If you see this lady turning in clockwise you are using your right brain. If you see it the other way, you are using left brain. Some people do see both ways, but most people see it only one way.
That's out there. I can get it to shift fairly easy now. I think it helps if you slant your head and focus on different parts of the body/figure.
Slanting your head is another good way to see it (change the direction). I also found that if I was viewing it with my peripheral vision, I had looked to the right of the screen away from the figure, that it seemed to switch directions at will!
Well, saucy, I'd hang a Ryden painting in my house. Right next to a Bosch (print, of course ).
Here's an interesting sculpture you might have seen already from Czech sculptor David Cerny.

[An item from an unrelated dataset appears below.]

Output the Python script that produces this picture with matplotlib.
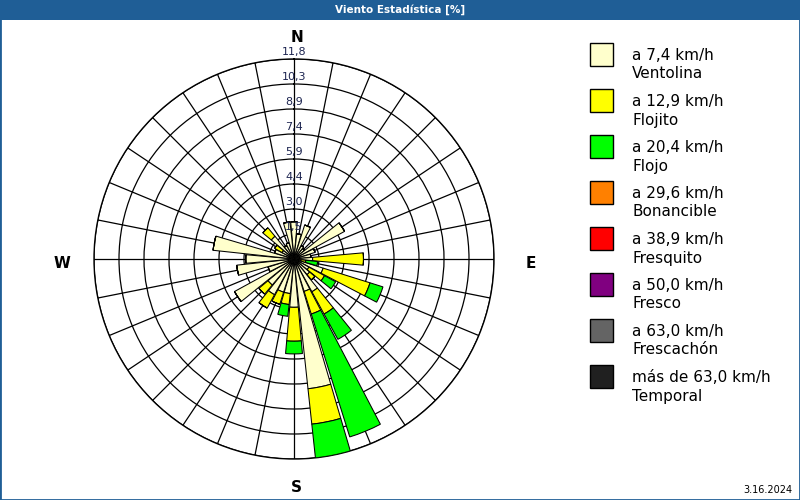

As a piece of deliberately provocative punk guerilla art it's impressive in that it's actually a not-so-ephemerally massive bronze sculpture and is on public display in Lucerna Palace in Prague. Wenceslas is the patron saint of the Czechs and even is even the subject of that traditional Christmas song. It could be a social statement on what survived the post-Communist regime, or just a simple cheeky parody of the sacrosanct statue of the king and saint displayed in the square outside.
Here's more:
In this one, visitors stick their heads inside "to see a video of two Czech politicians feeding each other slop to a soundtrack of ‘We are the Champions'".
This one is called "Nation For Itself Forever" and is (was?) aimed at the National Theater.
I actually find his puns terribly one-dimensional. But his work is fun and I'd be glad to see him erect something in America, though I can imagine the sight gags being even less subtle.